Yesterday I had a wonderful conversation with my American Literature class about playing with books. I told them that I had spent a day at the MIT media lab two summers ago, and I was impressed by Mitch Resnick and the folks there at the Media Lab because they had this great problem solving model:
The Lifelong Kindergarten Group (which is what the folks at MIT call themselves) believes that we are at our most creative in Kindergarten when we are allowed to construct meaning for ourselves. Imagine a city at the beach, build a sand castle with moat and village, play for a while, invite friends to play and build, think about how it could be better, imagine a new city on the beach…Or stomp through it and start over. I asked my students how we could bring this model to the study of American Literature. Their ideas were both complimentary and challenging.

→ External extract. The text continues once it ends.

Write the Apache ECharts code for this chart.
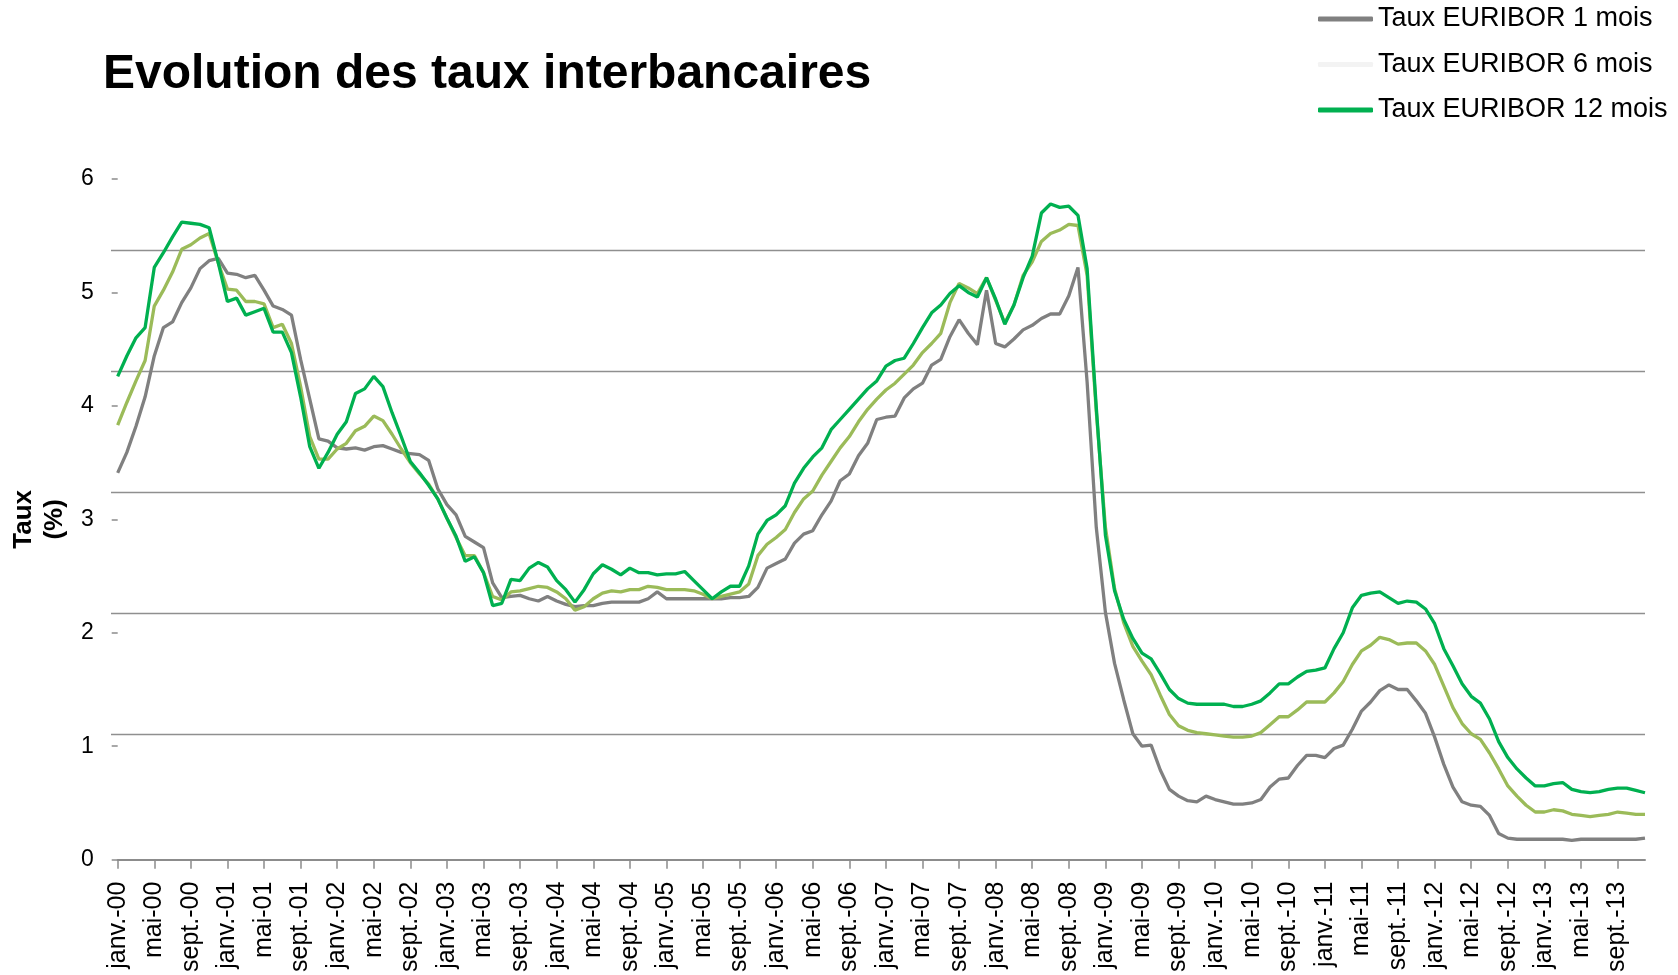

- They liked the fact that we don’t do the same thing every day.
- They like the fact that there is not always an analytic essay at the end of the reading of a book.

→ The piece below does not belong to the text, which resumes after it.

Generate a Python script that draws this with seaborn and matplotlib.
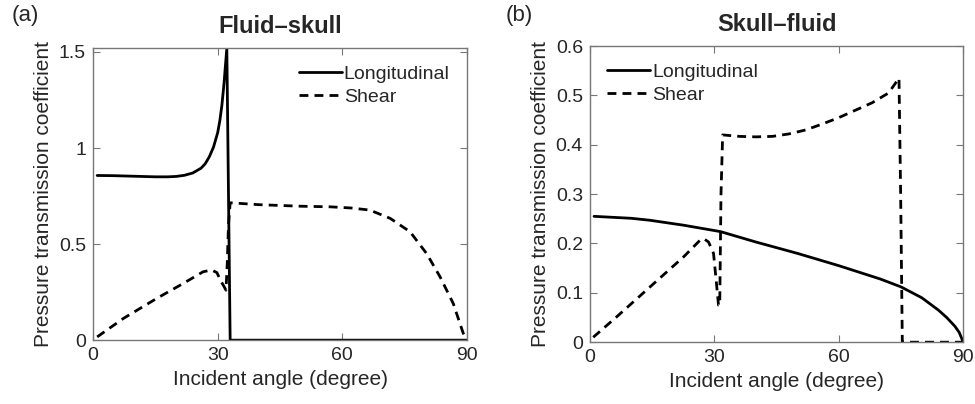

- They liked working on sentences yesterday – real sentences that they wrote, not to correct them but to improve their focus and sophistication, to look clearly at verb choices and parallel structure, to look at audience and intent.
- They like different modes of response.
- They like that everything doesn’t need to have a grade assigned to it, that they can PLAY with ideas and not set them in stone.
- They like building on each others’ ideas.
- They told me that I am one of a few teachers that recognizes how hard it is to focus on Friday at 2:00 and that the application of chocolate is an excellent addition to the class at that moment.
These are all exciting things that seem easy in the abstract but complex in the execution. How is it that playing with books, words, and ideas can be so complicated?